*Data lines*:
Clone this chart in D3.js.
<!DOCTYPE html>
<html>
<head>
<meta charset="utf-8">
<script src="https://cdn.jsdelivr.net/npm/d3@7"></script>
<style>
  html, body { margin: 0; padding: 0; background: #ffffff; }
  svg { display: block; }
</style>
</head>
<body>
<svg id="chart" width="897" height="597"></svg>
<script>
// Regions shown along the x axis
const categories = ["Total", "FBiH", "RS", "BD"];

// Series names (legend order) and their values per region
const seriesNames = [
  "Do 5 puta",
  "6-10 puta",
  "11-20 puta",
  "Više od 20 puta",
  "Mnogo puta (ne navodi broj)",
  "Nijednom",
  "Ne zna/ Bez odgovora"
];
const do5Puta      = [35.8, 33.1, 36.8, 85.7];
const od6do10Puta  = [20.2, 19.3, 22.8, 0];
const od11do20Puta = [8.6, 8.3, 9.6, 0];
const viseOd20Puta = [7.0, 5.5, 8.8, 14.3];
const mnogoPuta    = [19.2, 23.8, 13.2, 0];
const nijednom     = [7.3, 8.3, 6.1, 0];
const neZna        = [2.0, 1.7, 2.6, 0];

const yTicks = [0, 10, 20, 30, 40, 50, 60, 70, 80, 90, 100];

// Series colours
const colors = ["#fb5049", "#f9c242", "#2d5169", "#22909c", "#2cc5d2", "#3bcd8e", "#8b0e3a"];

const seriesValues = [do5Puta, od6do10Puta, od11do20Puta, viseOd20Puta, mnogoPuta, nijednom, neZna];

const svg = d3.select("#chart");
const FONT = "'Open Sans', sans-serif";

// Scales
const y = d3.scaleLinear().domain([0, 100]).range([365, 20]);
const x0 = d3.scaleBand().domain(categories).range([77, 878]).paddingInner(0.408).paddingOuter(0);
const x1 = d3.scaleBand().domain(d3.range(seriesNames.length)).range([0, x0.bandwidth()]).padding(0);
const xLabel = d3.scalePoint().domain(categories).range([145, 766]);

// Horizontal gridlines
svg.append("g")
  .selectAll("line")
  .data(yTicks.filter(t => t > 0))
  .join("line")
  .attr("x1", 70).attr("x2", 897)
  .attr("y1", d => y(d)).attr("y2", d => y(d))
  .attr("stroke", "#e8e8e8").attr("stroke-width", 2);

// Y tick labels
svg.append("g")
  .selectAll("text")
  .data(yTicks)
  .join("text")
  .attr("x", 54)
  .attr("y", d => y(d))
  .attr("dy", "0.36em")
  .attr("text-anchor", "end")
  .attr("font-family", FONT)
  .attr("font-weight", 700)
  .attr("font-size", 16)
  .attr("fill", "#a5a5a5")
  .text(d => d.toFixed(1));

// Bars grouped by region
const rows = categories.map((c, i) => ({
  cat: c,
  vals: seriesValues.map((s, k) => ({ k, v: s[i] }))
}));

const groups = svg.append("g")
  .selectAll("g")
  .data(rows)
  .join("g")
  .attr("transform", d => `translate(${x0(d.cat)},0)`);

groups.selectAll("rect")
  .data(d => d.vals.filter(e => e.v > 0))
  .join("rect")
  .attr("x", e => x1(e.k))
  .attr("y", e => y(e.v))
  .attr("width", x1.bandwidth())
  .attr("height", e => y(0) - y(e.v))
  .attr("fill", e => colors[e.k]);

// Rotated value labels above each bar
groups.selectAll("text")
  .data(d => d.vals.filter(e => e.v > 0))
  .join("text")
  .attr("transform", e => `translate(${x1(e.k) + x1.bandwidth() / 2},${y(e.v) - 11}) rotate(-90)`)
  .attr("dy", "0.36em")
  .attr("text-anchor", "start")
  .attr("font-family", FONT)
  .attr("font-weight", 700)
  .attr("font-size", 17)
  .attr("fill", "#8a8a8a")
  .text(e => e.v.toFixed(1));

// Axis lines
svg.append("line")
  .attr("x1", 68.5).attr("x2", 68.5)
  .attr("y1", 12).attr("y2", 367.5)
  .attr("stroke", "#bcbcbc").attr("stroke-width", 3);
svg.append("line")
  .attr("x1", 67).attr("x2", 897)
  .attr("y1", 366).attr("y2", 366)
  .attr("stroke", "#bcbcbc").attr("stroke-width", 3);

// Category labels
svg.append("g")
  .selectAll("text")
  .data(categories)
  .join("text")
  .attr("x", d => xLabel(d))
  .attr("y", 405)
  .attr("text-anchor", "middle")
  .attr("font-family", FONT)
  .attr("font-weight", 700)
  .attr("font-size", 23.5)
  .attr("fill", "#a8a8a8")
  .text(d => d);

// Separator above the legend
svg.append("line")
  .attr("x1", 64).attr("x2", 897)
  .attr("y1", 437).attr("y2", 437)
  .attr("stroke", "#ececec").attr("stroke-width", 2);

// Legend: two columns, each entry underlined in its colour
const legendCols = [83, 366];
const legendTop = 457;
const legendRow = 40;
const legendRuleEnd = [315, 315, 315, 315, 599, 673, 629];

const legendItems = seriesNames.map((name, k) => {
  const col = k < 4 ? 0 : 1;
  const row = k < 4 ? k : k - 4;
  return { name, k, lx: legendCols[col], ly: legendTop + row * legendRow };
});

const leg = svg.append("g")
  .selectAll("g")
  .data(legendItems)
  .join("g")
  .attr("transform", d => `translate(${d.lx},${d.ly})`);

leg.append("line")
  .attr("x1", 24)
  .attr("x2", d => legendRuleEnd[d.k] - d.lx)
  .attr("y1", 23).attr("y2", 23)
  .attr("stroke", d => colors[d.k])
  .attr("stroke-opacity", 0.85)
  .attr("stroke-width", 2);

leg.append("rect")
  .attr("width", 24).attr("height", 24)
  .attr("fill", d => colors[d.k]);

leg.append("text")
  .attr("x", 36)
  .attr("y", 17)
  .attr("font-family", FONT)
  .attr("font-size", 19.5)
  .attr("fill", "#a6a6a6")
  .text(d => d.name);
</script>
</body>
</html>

*Task prompt*:
Restate the whole listing exactly, leaving out nothing.

*Solved problem*:
Clone this chart in D3.js.
<!DOCTYPE html>
<html>
<head>
<meta charset="utf-8">
<script src="https://cdn.jsdelivr.net/npm/d3@7"></script>
<style>
  html, body { margin: 0; padding: 0; background: #ffffff; }
  svg { display: block; }
</style>
</head>
<body>
<svg id="chart" width="897" height="597"></svg>
<script>
// Regions shown along the x axis
const categories = ["Total", "FBiH", "RS", "BD"];

// Series names (legend order) and their values per region
const seriesNames = [
  "Do 5 puta",
  "6-10 puta",
  "11-20 puta",
  "Više od 20 puta",
  "Mnogo puta (ne navodi broj)",
  "Nijednom",
  "Ne zna/ Bez odgovora"
];
const do5Puta      = [35.8, 33.1, 36.8, 85.7];
const od6do10Puta  = [20.2, 19.3, 22.8, 0];
const od11do20Puta = [8.6, 8.3, 9.6, 0];
const viseOd20Puta = [7.0, 5.5, 8.8, 14.3];
const mnogoPuta    = [19.2, 23.8, 13.2, 0];
const nijednom     = [7.3, 8.3, 6.1, 0];
const neZna        = [2.0, 1.7, 2.6, 0];

const yTicks = [0, 10, 20, 30, 40, 50, 60, 70, 80, 90, 100];

// Series colours
const colors = ["#fb5049", "#f9c242", "#2d5169", "#22909c", "#2cc5d2", "#3bcd8e", "#8b0e3a"];

const seriesValues = [do5Puta, od6do10Puta, od11do20Puta, viseOd20Puta, mnogoPuta, nijednom, neZna];

const svg = d3.select("#chart");
const FONT = "'Open Sans', sans-serif";

// Scales
const y = d3.scaleLinear().domain([0, 100]).range([365, 20]);
const x0 = d3.scaleBand().domain(categories).range([77, 878]).paddingInner(0.408).paddingOuter(0);
const x1 = d3.scaleBand().domain(d3.range(seriesNames.length)).range([0, x0.bandwidth()]).padding(0);
const xLabel = d3.scalePoint().domain(categories).range([145, 766]);

// Horizontal gridlines
svg.append("g")
  .selectAll("line")
  .data(yTicks.filter(t => t > 0))
  .join("line")
  .attr("x1", 70).attr("x2", 897)
  .attr("y1", d => y(d)).attr("y2", d => y(d))
  .attr("stroke", "#e8e8e8").attr("stroke-width", 2);

// Y tick labels
svg.append("g")
  .selectAll("text")
  .data(yTicks)
  .join("text")
  .attr("x", 54)
  .attr("y", d => y(d))
  .attr("dy", "0.36em")
  .attr("text-anchor", "end")
  .attr("font-family", FONT)
  .attr("font-weight", 700)
  .attr("font-size", 16)
  .attr("fill", "#a5a5a5")
  .text(d => d.toFixed(1));

// Bars grouped by region
const rows = categories.map((c, i) => ({
  cat: c,
  vals: seriesValues.map((s, k) => ({ k, v: s[i] }))
}));

const groups = svg.append("g")
  .selectAll("g")
  .data(rows)
  .join("g")
  .attr("transform", d => `translate(${x0(d.cat)},0)`);

groups.selectAll("rect")
  .data(d => d.vals.filter(e => e.v > 0))
  .join("rect")
  .attr("x", e => x1(e.k))
  .attr("y", e => y(e.v))
  .attr("width", x1.bandwidth())
  .attr("height", e => y(0) - y(e.v))
  .attr("fill", e => colors[e.k]);

// Rotated value labels above each bar
groups.selectAll("text")
  .data(d => d.vals.filter(e => e.v > 0))
  .join("text")
  .attr("transform", e => `translate(${x1(e.k) + x1.bandwidth() / 2},${y(e.v) - 11}) rotate(-90)`)
  .attr("dy", "0.36em")
  .attr("text-anchor", "start")
  .attr("font-family", FONT)
  .attr("font-weight", 700)
  .attr("font-size", 17)
  .attr("fill", "#8a8a8a")
  .text(e => e.v.toFixed(1));

// Axis lines
svg.append("line")
  .attr("x1", 68.5).attr("x2", 68.5)
  .attr("y1", 12).attr("y2", 367.5)
  .attr("stroke", "#bcbcbc").attr("stroke-width", 3);
svg.append("line")
  .attr("x1", 67).attr("x2", 897)
  .attr("y1", 366).attr("y2", 366)
  .attr("stroke", "#bcbcbc").attr("stroke-width", 3);

// Category labels
svg.append("g")
  .selectAll("text")
  .data(categories)
  .join("text")
  .attr("x", d => xLabel(d))
  .attr("y", 405)
  .attr("text-anchor", "middle")
  .attr("font-family", FONT)
  .attr("font-weight", 700)
  .attr("font-size", 23.5)
  .attr("fill", "#a8a8a8")
  .text(d => d);

// Separator above the legend
svg.append("line")
  .attr("x1", 64).attr("x2", 897)
  .attr("y1", 437).attr("y2", 437)
  .attr("stroke", "#ececec").attr("stroke-width", 2);

// Legend: two columns, each entry underlined in its colour
const legendCols = [83, 366];
const legendTop = 457;
const legendRow = 40;
const legendRuleEnd = [315, 315, 315, 315, 599, 673, 629];

const legendItems = seriesNames.map((name, k) => {
  const col = k < 4 ? 0 : 1;
  const row = k < 4 ? k : k - 4;
  return { name, k, lx: legendCols[col], ly: legendTop + row * legendRow };
});

const leg = svg.append("g")
  .selectAll("g")
  .data(legendItems)
  .join("g")
  .attr("transform", d => `translate(${d.lx},${d.ly})`);

leg.append("line")
  .attr("x1", 24)
  .attr("x2", d => legendRuleEnd[d.k] - d.lx)
  .attr("y1", 23).attr("y2", 23)
  .attr("stroke", d => colors[d.k])
  .attr("stroke-opacity", 0.85)
  .attr("stroke-width", 2);

leg.append("rect")
  .attr("width", 24).attr("height", 24)
  .attr("fill", d => colors[d.k]);

leg.append("text")
  .attr("x", 36)
  .attr("y", 17)
  .attr("font-family", FONT)
  .attr("font-size", 19.5)
  .attr("fill", "#a6a6a6")
  .text(d => d.name);
</script>
</body>
</html>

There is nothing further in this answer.